▸ **DIRECTION**:
Skip the pictures, please, and write out exactly the lines from the opening of the data through the line containing "gospodinjstva v evrih)</b></div>".

-- start of PROVIDED RECORDS --

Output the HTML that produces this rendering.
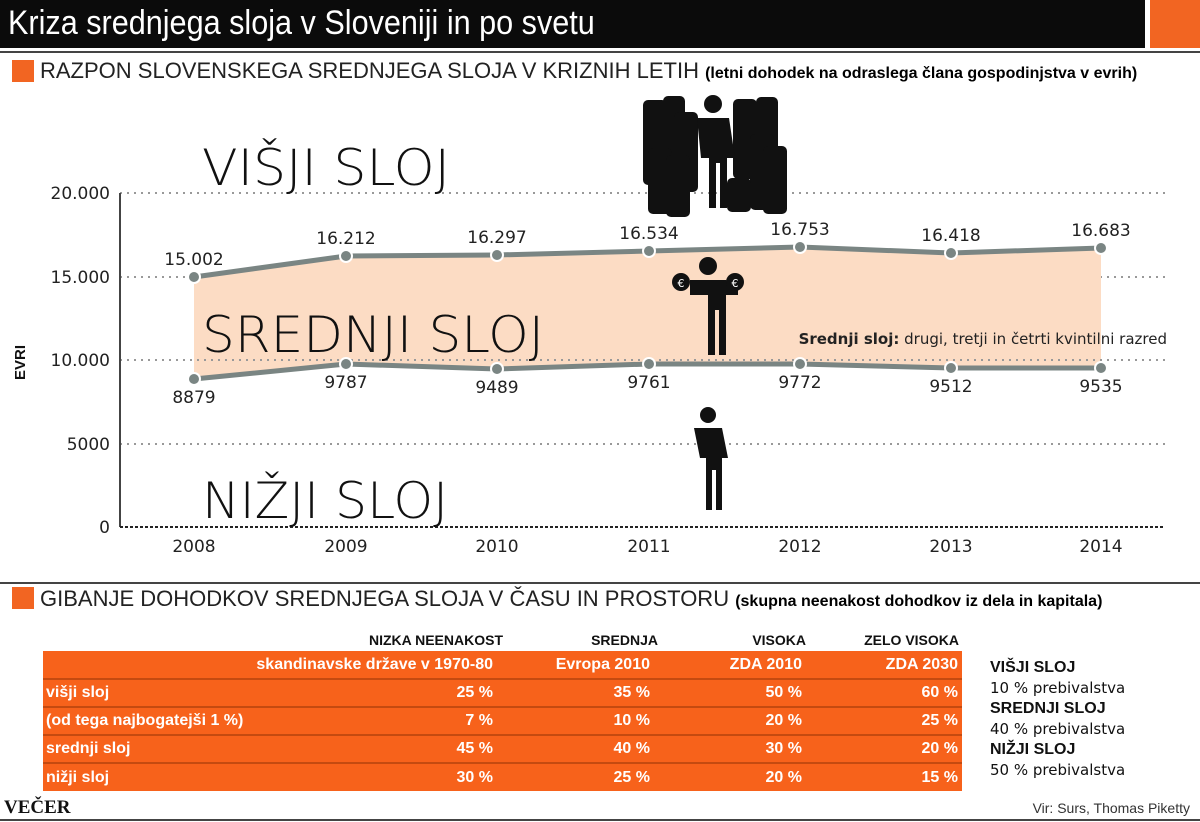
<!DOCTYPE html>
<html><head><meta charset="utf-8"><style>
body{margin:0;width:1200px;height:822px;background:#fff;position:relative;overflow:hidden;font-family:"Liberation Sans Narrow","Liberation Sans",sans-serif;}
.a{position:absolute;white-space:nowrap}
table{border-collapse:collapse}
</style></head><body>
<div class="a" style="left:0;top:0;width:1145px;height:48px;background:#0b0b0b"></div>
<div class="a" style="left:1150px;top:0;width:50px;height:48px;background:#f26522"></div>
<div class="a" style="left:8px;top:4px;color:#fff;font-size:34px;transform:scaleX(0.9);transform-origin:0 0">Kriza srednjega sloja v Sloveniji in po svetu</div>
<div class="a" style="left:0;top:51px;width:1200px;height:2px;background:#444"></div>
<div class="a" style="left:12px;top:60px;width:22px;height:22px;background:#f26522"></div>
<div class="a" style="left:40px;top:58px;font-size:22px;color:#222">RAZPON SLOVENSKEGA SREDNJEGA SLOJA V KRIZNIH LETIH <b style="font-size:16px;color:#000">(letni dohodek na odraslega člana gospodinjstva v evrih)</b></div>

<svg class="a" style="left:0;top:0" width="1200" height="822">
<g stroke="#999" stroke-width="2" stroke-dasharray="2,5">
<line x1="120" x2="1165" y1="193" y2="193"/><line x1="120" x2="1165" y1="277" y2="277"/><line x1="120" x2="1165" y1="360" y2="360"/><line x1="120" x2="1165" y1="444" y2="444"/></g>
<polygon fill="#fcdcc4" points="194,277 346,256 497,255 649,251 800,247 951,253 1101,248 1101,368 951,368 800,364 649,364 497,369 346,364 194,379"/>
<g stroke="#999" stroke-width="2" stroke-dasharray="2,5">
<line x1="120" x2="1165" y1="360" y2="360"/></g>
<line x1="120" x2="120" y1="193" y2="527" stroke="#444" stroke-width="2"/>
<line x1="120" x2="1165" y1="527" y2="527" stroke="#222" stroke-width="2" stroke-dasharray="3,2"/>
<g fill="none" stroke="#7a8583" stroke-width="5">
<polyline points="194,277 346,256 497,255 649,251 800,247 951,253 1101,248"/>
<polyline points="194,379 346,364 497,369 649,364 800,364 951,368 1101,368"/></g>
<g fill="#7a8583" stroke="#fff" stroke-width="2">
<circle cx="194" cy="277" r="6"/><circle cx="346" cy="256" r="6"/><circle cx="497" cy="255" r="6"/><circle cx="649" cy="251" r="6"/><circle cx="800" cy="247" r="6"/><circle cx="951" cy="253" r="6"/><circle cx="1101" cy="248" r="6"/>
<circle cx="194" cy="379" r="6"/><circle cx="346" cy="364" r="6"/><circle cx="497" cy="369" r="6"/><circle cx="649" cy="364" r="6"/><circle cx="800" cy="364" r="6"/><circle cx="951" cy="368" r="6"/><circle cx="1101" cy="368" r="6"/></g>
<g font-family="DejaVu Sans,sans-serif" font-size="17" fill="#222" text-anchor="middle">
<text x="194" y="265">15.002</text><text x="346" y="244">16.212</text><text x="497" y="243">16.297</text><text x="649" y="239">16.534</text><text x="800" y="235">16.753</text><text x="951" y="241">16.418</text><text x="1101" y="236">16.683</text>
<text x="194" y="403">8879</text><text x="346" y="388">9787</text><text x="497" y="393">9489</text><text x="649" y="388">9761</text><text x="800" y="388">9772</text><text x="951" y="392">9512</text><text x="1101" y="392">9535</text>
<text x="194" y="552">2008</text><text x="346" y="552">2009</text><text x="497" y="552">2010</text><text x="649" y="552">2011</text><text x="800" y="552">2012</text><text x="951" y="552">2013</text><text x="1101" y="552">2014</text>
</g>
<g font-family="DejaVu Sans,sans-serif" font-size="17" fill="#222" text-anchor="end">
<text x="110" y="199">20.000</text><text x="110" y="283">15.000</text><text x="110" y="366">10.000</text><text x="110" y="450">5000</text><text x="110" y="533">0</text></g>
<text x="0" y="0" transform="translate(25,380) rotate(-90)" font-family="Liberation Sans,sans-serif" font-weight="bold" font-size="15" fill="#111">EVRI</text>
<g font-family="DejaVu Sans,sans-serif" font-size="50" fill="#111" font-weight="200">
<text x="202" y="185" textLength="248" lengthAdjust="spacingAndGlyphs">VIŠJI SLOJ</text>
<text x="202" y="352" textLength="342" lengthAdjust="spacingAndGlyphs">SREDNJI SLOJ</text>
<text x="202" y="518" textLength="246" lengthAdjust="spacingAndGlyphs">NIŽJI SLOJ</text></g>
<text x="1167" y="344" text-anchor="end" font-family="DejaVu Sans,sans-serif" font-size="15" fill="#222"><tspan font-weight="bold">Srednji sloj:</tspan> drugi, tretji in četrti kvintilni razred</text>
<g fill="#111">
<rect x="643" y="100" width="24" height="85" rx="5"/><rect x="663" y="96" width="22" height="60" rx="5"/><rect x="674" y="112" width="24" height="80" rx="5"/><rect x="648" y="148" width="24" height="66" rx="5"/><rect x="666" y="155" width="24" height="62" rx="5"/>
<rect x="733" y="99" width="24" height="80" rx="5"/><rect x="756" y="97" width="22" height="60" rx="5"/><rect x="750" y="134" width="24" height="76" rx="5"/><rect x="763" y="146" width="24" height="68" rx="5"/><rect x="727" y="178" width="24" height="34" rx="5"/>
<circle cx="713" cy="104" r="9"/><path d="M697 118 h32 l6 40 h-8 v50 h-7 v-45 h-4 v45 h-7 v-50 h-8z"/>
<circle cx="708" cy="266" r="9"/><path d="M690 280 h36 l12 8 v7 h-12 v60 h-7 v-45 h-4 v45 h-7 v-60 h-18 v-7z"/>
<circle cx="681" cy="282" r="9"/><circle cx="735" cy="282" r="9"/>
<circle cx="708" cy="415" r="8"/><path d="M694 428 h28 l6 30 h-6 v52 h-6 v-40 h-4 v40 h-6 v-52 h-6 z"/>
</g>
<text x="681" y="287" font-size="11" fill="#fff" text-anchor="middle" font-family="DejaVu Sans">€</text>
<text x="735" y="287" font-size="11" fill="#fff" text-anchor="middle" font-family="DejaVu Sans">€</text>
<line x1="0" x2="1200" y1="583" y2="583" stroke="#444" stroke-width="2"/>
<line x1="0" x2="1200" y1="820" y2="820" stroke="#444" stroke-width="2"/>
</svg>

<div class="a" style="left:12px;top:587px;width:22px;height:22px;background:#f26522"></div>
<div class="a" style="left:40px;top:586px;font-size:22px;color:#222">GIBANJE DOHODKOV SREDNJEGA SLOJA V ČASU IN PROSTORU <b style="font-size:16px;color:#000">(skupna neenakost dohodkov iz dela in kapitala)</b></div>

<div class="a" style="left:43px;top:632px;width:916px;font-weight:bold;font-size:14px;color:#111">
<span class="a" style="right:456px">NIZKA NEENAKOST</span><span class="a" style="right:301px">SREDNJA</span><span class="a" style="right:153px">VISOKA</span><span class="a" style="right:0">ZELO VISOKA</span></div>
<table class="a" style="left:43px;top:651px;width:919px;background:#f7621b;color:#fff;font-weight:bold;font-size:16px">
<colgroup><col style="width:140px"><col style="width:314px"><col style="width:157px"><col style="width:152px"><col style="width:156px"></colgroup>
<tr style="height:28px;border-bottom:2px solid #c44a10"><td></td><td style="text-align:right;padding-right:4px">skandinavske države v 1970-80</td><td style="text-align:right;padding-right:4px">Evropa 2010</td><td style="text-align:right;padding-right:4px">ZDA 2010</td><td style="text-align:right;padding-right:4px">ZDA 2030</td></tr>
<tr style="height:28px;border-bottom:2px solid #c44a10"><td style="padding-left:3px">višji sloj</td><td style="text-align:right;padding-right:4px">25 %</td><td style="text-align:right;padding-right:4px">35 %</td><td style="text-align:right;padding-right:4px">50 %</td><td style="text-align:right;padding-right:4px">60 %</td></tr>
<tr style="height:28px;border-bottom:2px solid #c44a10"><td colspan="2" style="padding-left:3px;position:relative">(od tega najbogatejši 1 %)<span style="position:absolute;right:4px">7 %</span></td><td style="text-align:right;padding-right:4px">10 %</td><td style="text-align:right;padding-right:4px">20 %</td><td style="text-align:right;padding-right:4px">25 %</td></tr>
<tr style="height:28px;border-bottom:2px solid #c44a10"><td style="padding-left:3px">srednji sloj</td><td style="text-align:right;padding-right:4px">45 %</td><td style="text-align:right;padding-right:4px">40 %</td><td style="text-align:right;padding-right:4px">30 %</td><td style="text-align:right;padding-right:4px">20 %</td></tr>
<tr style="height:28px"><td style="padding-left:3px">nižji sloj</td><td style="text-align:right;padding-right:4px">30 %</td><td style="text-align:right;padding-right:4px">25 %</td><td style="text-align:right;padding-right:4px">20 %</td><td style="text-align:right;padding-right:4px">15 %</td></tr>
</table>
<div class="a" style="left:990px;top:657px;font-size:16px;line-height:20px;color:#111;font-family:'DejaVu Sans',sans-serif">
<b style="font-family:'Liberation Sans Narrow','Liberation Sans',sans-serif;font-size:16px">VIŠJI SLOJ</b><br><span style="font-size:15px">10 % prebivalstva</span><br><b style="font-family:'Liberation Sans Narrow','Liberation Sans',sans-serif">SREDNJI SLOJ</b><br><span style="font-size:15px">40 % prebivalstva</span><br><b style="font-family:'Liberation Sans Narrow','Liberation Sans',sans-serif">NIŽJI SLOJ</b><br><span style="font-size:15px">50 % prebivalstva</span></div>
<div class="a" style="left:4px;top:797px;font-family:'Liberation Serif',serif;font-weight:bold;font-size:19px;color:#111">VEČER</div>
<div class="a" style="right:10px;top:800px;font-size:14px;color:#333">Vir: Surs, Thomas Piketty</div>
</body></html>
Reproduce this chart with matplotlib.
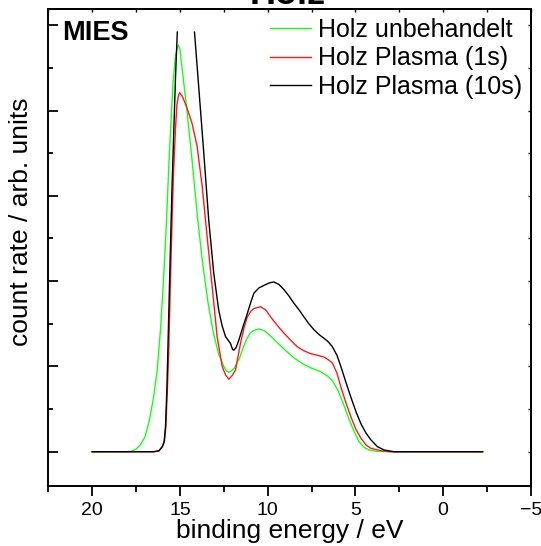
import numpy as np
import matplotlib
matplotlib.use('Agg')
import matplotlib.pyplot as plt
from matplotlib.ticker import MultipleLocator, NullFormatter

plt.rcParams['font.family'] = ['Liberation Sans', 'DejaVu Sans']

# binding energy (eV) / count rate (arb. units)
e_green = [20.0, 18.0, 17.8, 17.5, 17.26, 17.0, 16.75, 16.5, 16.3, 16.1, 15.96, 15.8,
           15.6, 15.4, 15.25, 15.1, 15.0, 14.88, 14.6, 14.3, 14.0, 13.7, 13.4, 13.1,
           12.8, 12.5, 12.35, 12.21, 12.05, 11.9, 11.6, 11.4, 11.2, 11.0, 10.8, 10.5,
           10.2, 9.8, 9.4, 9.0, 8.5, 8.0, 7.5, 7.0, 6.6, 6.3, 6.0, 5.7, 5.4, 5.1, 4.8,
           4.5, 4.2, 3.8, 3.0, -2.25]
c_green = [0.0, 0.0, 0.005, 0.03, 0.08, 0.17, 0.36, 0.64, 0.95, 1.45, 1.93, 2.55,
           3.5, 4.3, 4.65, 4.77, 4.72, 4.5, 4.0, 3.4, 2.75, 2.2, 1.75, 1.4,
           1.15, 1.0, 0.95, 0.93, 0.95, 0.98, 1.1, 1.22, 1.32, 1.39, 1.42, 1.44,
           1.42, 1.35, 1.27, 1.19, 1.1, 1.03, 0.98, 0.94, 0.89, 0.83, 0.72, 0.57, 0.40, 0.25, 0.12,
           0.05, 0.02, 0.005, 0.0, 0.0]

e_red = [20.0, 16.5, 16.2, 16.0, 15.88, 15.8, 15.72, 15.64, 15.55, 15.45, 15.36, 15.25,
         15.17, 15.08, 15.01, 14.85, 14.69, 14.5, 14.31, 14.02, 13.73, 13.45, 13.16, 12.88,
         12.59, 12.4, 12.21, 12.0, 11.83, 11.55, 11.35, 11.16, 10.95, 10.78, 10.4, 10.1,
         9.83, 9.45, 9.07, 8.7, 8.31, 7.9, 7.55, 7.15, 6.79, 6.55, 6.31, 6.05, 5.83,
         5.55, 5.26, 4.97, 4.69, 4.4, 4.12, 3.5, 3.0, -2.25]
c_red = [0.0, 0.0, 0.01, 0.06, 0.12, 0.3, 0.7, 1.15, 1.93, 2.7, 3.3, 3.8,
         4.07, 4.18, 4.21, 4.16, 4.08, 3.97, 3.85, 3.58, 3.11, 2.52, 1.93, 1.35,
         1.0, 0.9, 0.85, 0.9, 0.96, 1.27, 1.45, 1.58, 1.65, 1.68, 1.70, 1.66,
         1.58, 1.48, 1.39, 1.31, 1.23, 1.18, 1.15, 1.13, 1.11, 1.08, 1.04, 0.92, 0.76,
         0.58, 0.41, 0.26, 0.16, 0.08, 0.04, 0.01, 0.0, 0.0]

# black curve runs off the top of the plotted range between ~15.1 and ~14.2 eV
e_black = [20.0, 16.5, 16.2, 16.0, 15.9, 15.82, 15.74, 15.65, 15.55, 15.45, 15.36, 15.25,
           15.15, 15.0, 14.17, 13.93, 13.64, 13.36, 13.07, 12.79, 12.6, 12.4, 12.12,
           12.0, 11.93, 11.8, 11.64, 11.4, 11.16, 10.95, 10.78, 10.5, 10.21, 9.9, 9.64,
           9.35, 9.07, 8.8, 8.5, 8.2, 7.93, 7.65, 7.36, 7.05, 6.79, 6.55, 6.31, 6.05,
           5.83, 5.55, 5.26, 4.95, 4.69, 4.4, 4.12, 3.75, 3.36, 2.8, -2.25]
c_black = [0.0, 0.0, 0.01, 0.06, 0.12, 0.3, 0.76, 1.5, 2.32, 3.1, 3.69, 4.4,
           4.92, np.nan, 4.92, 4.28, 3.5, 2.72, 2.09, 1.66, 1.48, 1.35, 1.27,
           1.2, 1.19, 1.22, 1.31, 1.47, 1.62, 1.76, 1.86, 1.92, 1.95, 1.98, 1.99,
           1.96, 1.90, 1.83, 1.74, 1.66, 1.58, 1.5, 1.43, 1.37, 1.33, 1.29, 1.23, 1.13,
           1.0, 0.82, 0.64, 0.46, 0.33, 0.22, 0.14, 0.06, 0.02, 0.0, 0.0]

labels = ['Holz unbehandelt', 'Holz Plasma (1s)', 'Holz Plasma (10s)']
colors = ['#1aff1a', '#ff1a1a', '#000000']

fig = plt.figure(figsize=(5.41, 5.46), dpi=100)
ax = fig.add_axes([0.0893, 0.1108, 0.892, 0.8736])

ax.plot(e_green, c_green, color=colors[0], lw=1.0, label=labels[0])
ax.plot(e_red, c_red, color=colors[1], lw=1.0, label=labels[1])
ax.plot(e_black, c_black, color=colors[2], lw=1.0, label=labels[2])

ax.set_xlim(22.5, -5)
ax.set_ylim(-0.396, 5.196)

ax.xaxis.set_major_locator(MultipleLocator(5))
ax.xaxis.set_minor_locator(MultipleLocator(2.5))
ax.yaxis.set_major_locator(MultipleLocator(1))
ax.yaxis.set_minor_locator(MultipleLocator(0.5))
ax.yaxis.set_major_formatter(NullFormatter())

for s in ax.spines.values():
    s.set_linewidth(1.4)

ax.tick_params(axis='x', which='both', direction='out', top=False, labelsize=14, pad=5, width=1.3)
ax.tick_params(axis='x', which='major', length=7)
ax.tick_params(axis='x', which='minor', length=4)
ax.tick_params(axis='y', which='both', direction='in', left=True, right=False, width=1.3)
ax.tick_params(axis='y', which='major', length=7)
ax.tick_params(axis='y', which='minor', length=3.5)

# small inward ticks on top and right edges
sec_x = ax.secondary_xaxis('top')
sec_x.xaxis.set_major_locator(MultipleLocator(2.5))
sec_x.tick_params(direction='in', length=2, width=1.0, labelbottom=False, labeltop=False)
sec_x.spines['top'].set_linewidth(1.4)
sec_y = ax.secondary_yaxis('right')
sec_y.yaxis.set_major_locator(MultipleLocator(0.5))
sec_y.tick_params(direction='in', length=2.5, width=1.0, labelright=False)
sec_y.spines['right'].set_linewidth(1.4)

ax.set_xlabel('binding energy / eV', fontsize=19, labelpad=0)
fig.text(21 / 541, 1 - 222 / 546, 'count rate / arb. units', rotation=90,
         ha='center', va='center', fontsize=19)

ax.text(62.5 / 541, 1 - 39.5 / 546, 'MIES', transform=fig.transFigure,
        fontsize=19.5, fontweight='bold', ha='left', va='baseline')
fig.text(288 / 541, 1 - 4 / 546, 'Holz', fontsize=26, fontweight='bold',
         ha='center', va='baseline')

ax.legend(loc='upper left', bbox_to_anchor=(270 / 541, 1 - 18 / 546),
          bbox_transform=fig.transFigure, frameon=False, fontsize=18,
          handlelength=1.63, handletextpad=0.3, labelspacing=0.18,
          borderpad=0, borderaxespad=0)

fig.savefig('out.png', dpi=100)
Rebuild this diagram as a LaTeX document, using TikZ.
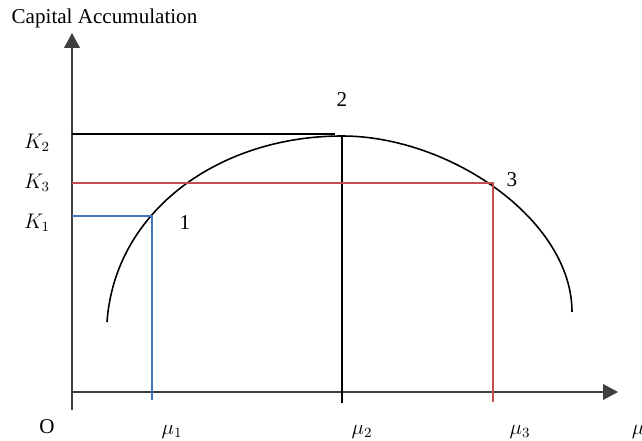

-- end of PROVIDED RECORDS --

▸ **ANSWER TO THE PROBLEM**:
Output the HTML that produces this rendering.
<!DOCTYPE html>
<html><head><meta charset="utf-8"><style>
body{margin:0;width:1200px;height:822px;background:#fff;position:relative;overflow:hidden;font-family:"Liberation Sans Narrow","Liberation Sans",sans-serif;}
.a{position:absolute;white-space:nowrap}
table{border-collapse:collapse}
</style></head><body>
<div class="a" style="left:0;top:0;width:1145px;height:48px;background:#0b0b0b"></div>
<div class="a" style="left:1150px;top:0;width:50px;height:48px;background:#f26522"></div>
<div class="a" style="left:8px;top:4px;color:#fff;font-size:34px;transform:scaleX(0.9);transform-origin:0 0">Kriza srednjega sloja v Sloveniji in po svetu</div>
<div class="a" style="left:0;top:51px;width:1200px;height:2px;background:#444"></div>
<div class="a" style="left:12px;top:60px;width:22px;height:22px;background:#f26522"></div>
<div class="a" style="left:40px;top:58px;font-size:22px;color:#222">RAZPON SLOVENSKEGA SREDNJEGA SLOJA V KRIZNIH LETIH <b style="font-size:16px;color:#000">(letni dohodek na odraslega člana gospodinjstva v evrih)</b></div>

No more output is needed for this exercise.